Guo Sheng is a fictional character in Water Margin, one of the Four Great Classical Novels of Chinese literature. Nicknamed "Comparable to Rengui", he ranks 55th among the 108 Stars of Destiny and 19th among the 72 Earthly Fiends.

Background
Guo Sheng, a native of Jialing (嘉陵; present-day Jialing District, Nanchong, Sichuan), often wears a suit of silvery white armour and a silver belt over a white robe. He also rides a white horse and his weapon is a ji similar to the "Sky Piercer"  (方天畫戟) used by Lü Bu of the Three Kingdoms era. He has learnt his martial arts from a military officer in his hometown. He is nicknamed "Comparable to Rengui" as Xue Rengui, a famous Tang dynasty general, is known to be an expert user of ji.

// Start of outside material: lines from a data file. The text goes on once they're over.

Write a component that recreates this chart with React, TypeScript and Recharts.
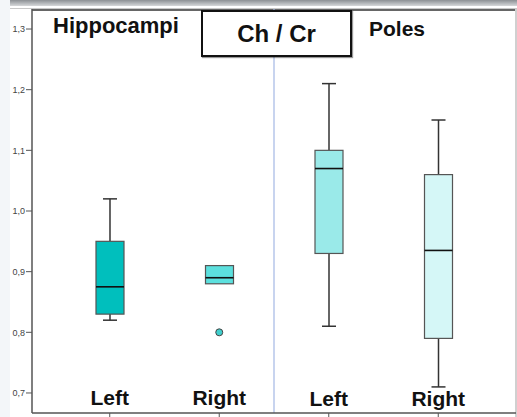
import React from "react";
import { ComposedChart, Bar, Scatter, XAxis, YAxis, ReferenceLine } from "recharts";

// Ch / Cr ratios
const categories = ["Left", "Right", "Left", "Right"];
const positions = [1, 2, 3, 4];
const whiskerLow = [0.82, 0.88, 0.81, 0.71];
const q1 = [0.83, 0.88, 0.93, 0.79];
const median = [0.875, 0.89, 1.07, 0.935];
const q3 = [0.95, 0.91, 1.1, 1.06];
const whiskerHigh = [1.02, 0.91, 1.21, 1.15];
const outlierPos = [2];
const outlierValues = [0.8];
const yTicks = [0.7, 0.8, 0.9, 1.0, 1.1, 1.2, 1.3];

const boxFills = ["#00bfbd", "#5ce0de", "#9aeae9", "#d5f7f7"];
const titleFont = "'Liberation Sans', Arial, sans-serif";

const data = positions.map((pos, i) => ({
  pos,
  label: categories[i],
  range: [whiskerLow[i], whiskerHigh[i]],
  q1: q1[i],
  median: median[i],
  q3: q3[i],
}));

const outliers = outlierPos.map((pos, i) => ({ pos, value: outlierValues[i] }));

/**
 * Box + whiskers, drawn inside the bar slot that recharts gives for [low, high]
 */
const BoxShape = (props: any) => {
  const { x, y, width, height, payload, index } = props;
  const [lo, hi] = payload.range;
  const top = Math.min(y, y + height);
  const h = Math.abs(height);
  const k = h / (hi - lo); // px per unit from the bar's own scale
  const py = (v: number) => top + (hi - v) * k;
  const cx = x + width / 2;
  const cap = 7;
  const yQ1 = py(payload.q1);
  const yQ3 = py(payload.q3);
  const yMed = py(payload.median);
  return (
    <g>
      {hi > payload.q3 && (
        <>
          <line x1={cx} x2={cx} y1={top} y2={yQ3} stroke="#333" strokeWidth={1.5} />
          <line x1={cx - cap} x2={cx + cap} y1={top} y2={top} stroke="#333" strokeWidth={1.5} />
        </>
      )}
      {lo < payload.q1 && (
        <>
          <line x1={cx} x2={cx} y1={yQ1} y2={top + h} stroke="#333" strokeWidth={1.5} />
          <line x1={cx - cap} x2={cx + cap} y1={top + h} y2={top + h} stroke="#333" strokeWidth={1.5} />
        </>
      )}
      <rect
        x={x}
        y={yQ3}
        width={width}
        height={yQ1 - yQ3}
        fill={boxFills[index]}
        stroke="#555"
        strokeWidth={1.2}
      />
      <line x1={x} x2={x + width} y1={yMed} y2={yMed} stroke="#111" strokeWidth={1.6} />
    </g>
  );
};

const OutlierDot = (props: any) => {
  const { cx, cy } = props;
  return <circle cx={cx} cy={cy} r={3.5} fill="#3fcfcd" stroke="#444" strokeWidth={1} />;
};

const CategoryTick = (props: any) => {
  const { x, y, payload } = props;
  const i = positions.indexOf(payload.value);
  return (
    <text
      x={x}
      y={y - 14 + (i >= 2 ? 1 : 0)}
      textAnchor="middle"
      fontFamily={titleFont}
      fontWeight="bold"
      fontSize={21}
      fill="#111"
    >
      {categories[i]}
    </text>
  );
};

const fmt = (v: number) => v.toFixed(1).replace(".", ",");

export default function App() {
  return (
    <div
      style={{
        position: "absolute",
        left: 0,
        top: 0,
        width: 517,
        height: 417,
        background: "#fff",
        overflow: "hidden",
      }}
    >
      {/* window chrome around the screenshot */}
      <div style={{ position: "absolute", left: 0, top: 0, width: 10, height: 417, background: "#f3f6f9" }} />
      <div
        style={{
          position: "absolute",
          left: 10,
          top: 0,
          width: 507,
          height: 6,
          background: "linear-gradient(#8c9094, #d6d8da)",
        }}
      />
      <div style={{ position: "absolute", left: 10, top: 8, width: 507, height: 1, background: "#c8c8c8" }} />
      <div style={{ position: "absolute", left: 32, top: 9, width: 485, height: 1.5, background: "#666" }} />
      <div style={{ position: "absolute", left: 515, top: 9, width: 2, height: 408, background: "#d0d0d0" }} />

      <ComposedChart
        width={517}
        height={417}
        data={data}
        margin={{ top: 9, right: 1, bottom: 0, left: 0 }}
        style={{ position: "absolute", left: 0, top: 0 }}
      >
        <XAxis
          dataKey="pos"
          type="number"
          domain={[0.29, 4.71]}
          ticks={positions}
          height={4}
          tickSize={4}
          tickLine={{ stroke: "#555" }}
          axisLine={{ stroke: "#555", strokeWidth: 1.5 }}
          tick={<CategoryTick />}
          interval={0}
          allowDataOverflow
        />
        <YAxis
          type="number"
          domain={[0.667, 1.333]}
          ticks={yTicks}
          width={32}
          tickSize={6}
          tickMargin={1}
          tickFormatter={fmt}
          tick={{ fontSize: 9, fill: "#444", fontFamily: "'Liberation Sans', Arial, sans-serif" }}
          tickLine={{ stroke: "#555" }}
          axisLine={{ stroke: "#555", strokeWidth: 1.5 }}
          allowDataOverflow
        />
        <ReferenceLine x={2.5} stroke="#a3b8e4" strokeWidth={1.2} />
        <Bar dataKey="range" barSize={28} shape={<BoxShape />} isAnimationActive={false} />
        <Scatter data={outliers} dataKey="value" shape={<OutlierDot />} isAnimationActive={false} />
      </ComposedChart>

      {/* panel titles */}
      <div
        style={{
          position: "absolute",
          left: 53,
          top: 13,
          fontFamily: titleFont,
          fontWeight: "bold",
          fontSize: 22,
          color: "#111",
          lineHeight: "26px",
        }}
      >
        Hippocampi
      </div>
      <div
        style={{
          position: "absolute",
          left: 369,
          top: 16,
          fontFamily: titleFont,
          fontWeight: "bold",
          fontSize: 21,
          color: "#111",
          lineHeight: "26px",
        }}
      >
        Poles
      </div>
      <div
        style={{
          position: "absolute",
          left: 201,
          top: 10,
          width: 147,
          height: 43,
          border: "2px solid #111",
          background: "#fff",
          boxShadow: "1px 1px 1px rgba(0,0,0,0.4)",
          display: "flex",
          alignItems: "center",
          justifyContent: "center",
          fontFamily: titleFont,
          fontWeight: "bold",
          fontSize: 24,
          color: "#111",
        }}
      >
        Ch / Cr
      </div>
    </div>
  );
}
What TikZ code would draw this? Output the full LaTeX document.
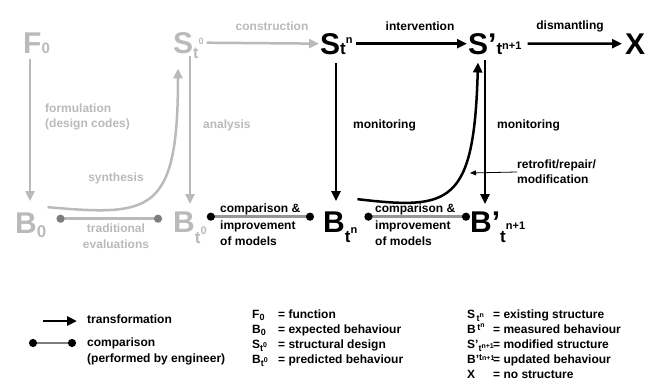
\documentclass[tikz,border=0pt]{standalone}
\usepackage{fontspec}
\setmainfont{Liberation Sans}
\usetikzlibrary{arrows.meta}
\definecolor{desgray}{RGB}{186,186,186}
\definecolor{dotgray}{RGB}{125,125,125}
\definecolor{bargray}{RGB}{150,150,150}
\newcommand{\sidx}[3]{\raisebox{#1}[0pt][0pt]{\fontsize{#2}{#2}\selectfont #3}}

\begin{document}
\begin{tikzpicture}[x=1pt, y=-1pt,
    sym/.style={inner sep=0pt, anchor=base west, font=\fontsize{30}{30}\selectfont\bfseries},
    lbl/.style={inner sep=0pt, font=\fontsize{12}{15}\selectfont\bfseries, align=left},
    glbl/.style={lbl, text=desgray},
    trans/.style={line width=2.5pt, -{Triangle[length=10pt,width=9pt]}},
    cmp/.style={line width=2.5pt, {Circle[length=8pt]}-{Circle[length=8pt]}}
  ]
  \useasboundingbox (0,0) rectangle (657,389);

  % design stage
  \node[sym, text=desgray] (F0) at (23,53) {F\sidx{0pt}{15}{0}};
  \node[sym, text=desgray] (St0) at (173,53) {S\sidx{-5pt}{16}{t}\sidx{9pt}{9}{0}};
  \node[sym, text=desgray] (B0) at (15,233) {B\sidx{-4pt}{17}{0}};
  \node[sym, text=desgray] (Bt0) at (173,232) {B\sidx{-11pt}{17}{t}\sidx{-2pt}{11}{0}};

  % existing structure
  \node[sym] (Stn) at (320,54) {S\sidx{0pt}{17}{t}\sidx{11pt}{11}{n}};
  \node[sym] (Sp) at (468,54) {S’\sidx{0pt}{17}{t}\sidx{5pt}{11}{n+1}};
  \node[sym] (X) at (625,54) {X};
  \node[sym] (Btn) at (323,232) {B\sidx{-10pt}{17}{t}\sidx{-1pt}{11}{n}};
  \node[sym] (Bp) at (470,232) {B’\sidx{-10pt}{17}{t}\sidx{3pt}{11}{n+1}};

  % transformations
  \draw[trans, desgray, shorten <=3pt, shorten >=1pt] (St0.east) -- (Stn.west);
  \draw[trans, shorten <=3pt, shorten >=1pt] (Stn.east) -- (Sp.west);
  \draw[trans, shorten <=6pt, shorten >=3pt] (Sp.east) -- (X.west);
  \draw[trans, desgray] ([xshift=7pt,yshift=-6pt]F0.south west) -- ([xshift=15pt,yshift=11pt]B0.north west);
  \draw[trans, desgray] ([xshift=17pt,yshift=-3pt]St0.south west) -- ([xshift=17pt,yshift=7pt]Bt0.north west);
  \draw[trans] ([xshift=16pt,yshift=-9pt]Stn.south west) -- ([xshift=13pt,yshift=10pt]Btn.north west);
  \draw[trans] ([xshift=17pt,yshift=-6pt]Sp.south west) -- ([xshift=15pt,yshift=7pt]Bp.north west);
  \draw[trans, desgray] ([xshift=1pt,yshift=5pt]B0.north east) .. controls (150,216) and (178,215) .. ([xshift=5pt,yshift=-15pt]St0.south west);
  \draw[trans] ([yshift=12pt]Btn.north east) .. controls (450,210) and (474,205) .. ([xshift=10pt,yshift=-8pt]Sp.south west);

  % comparisons
  \draw[cmp, desgray, {Circle[length=8pt,color=dotgray]}-{Circle[length=8pt,color=dotgray]}] ([xshift=10pt,yshift=4pt]B0.east) -- ([xshift=-11pt,yshift=3pt]Bt0.west);
  \draw[cmp, bargray, {Circle[length=8pt,color=black]}-{Circle[length=8pt,color=black]}] ([yshift=5pt]Bt0.east) -- ([xshift=-9pt,yshift=5pt]Btn.west);
  \draw[cmp, bargray, {Circle[length=8pt,color=black]}-{Circle[length=8pt,color=black]}] ([xshift=7pt,yshift=5pt]Btn.east) -- ([yshift=5pt]Bp.west);

  % labels
  \node[glbl] (lcon) at (272,26) {construction};
  \node[lbl] (lint) at (420,26) {intervention};
  \node[lbl] (ldis) at (570,26) {dismantling};
  \node[glbl, anchor=west] (lform) at (45,117) {formulation\\(design codes)};
  \node[glbl, anchor=west] (lana) at (203,125) {analysis};
  \node[glbl] (lsyn) at (116,178) {synthesis};
  \node[lbl, anchor=west] (lmon1) at (353,125) {monitoring};
  \node[lbl, anchor=west] (lmon2) at (497,125) {monitoring};
  \node[lbl, anchor=west] (lrep) at (517,172) {retrofit/repair/\\modification};
  \coordinate (rep) at (470,173);
  \draw[line width=0.8pt, -{Triangle[length=6pt,width=5pt]}] (lrep.west) -- (rep);
  \node[glbl, align=center, font=\fontsize{12}{16}\selectfont\bfseries] (ltrad) at (116,236) {traditional\\evaluations};
  \node[lbl, anchor=north west, font=\fontsize{12}{16}\selectfont\bfseries] (lcmp1) at (220,203.5) {comparison \&\\[1pt]improvement\\of models};
  \node[lbl, anchor=north west, font=\fontsize{12}{16}\selectfont\bfseries] (lcmp2) at (375,203.5) {comparison \&\\[1pt]improvement\\of models};

  % legend
  \coordinate (lt1) at (43,321);
  \coordinate (lt2) at (77,321);
  \draw[trans] (lt1) -- (lt2);
  \node[lbl, anchor=west] (ltrans) at (87,319) {transformation};
  \coordinate (lc1) at (29,343);
  \coordinate (lc2) at (76,343);
  \draw[cmp, dotgray, {Circle[length=8pt,color=black]}-{Circle[length=8pt,color=black]}] (lc1) -- (lc2);
  \node[lbl, anchor=north west, font=\fontsize{12}{16}\selectfont\bfseries] (lcomp) at (87,338) {comparison\\(performed by engineer)};
  \node[lbl, anchor=north west] (ldes) at (252,310) {
    \makebox[26pt][l]{F\sidx{-2pt}{9}{0}}= function\\
    \makebox[26pt][l]{B\sidx{-2pt}{9}{0}}= expected behaviour\\
    \makebox[26pt][l]{S\sidx{-3pt}{9}{t}\sidx{1pt}{7}{0}}= structural design\\
    \makebox[26pt][l]{B\sidx{-3pt}{9}{t}\sidx{1pt}{7}{0}}= predicted behaviour};
  \node[lbl, anchor=north west] (lexi) at (467,310) {
    \makebox[26pt][l]{S\sidx{-3pt}{9}{\,t}\sidx{1pt}{7}{n}}= existing structure\\
    \makebox[26pt][l]{B\sidx{3pt}{9}{\,t}\sidx{6pt}{7}{n}}= measured behaviour\\
    \makebox[26pt][l]{S’\sidx{-3pt}{9}{t}\sidx{0pt}{7}{n+1}}= modified structure\\
    \makebox[26pt][l]{B’\sidx{3pt}{9}{t}\sidx{3pt}{7}{n+1}}= updated behaviour\\
    \makebox[26pt][l]{X}= no structure};
\end{tikzpicture}
\end{document}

Initially a trader, Guo Sheng becomes a bandit leader after he lost all his goods in a river during a storm and did not have enough money to travel home.

Joining Liangshan
Guo Sheng hears about Lü Fang being an outstanding user of ji and wants to find out who is more worthy of the weapon. He travels to Mount Duiying (對影山) or Mount Mirror Image, which comprises two facing hills, one of which is occupied by Lü and his bandit gang. Guo settles on the other hill with his own men and challenges Lü to a one-on-one duel on horseback. As neither could win, the engagement goes on and off for days.

Song Jiang, Hua Rong and other outlaws of Mount Qingfeng pass by Mount Duiying as they travel to join Liangshan Marsh after causing mayhem at Qingzhou including routing a government army. They come upon the duel between Guo Sheng and Lü Fang. It happens that the tassels of the two ji get tangled together. The two fighters struggle but could not free their weapons. Seeing that, Hua Rong fires an arrow that hits the tangled point and separates the weapons. Everyone present cheers. Guo and Lü stop their fight and come to greet Hua and his group. Upon learning that the group is going to Liangshan, both want in and are accepted.

Campaigns and death 
After the 108 Stars of Destiny came together in what is called the Grand Assembly, Guo Sheng, together with Lü Fang, is appointed as the guardian of Liangshan's central camp. That means they are personal bodyguards of Song Jiang. Guo Sheng participates in the campaigns against the Liao invaders and rebel forces in Song territory following amnesty by Emperor Huizong for Liangshan.

In the battle at Black Dragon Ridge (烏龍嶺; northeast of present-day Meicheng Town, Jiande, Zhejiang) in the campaign against Fang La, Guo Sheng is crushed to death by boulders rolled down by enemy soldiers as he charges up the slope.

Other mentions
In Jin Yong's wuxia novel The Legend of the Condor Heroes, Guo Sheng is the protagonist Guo Jing's ancestor.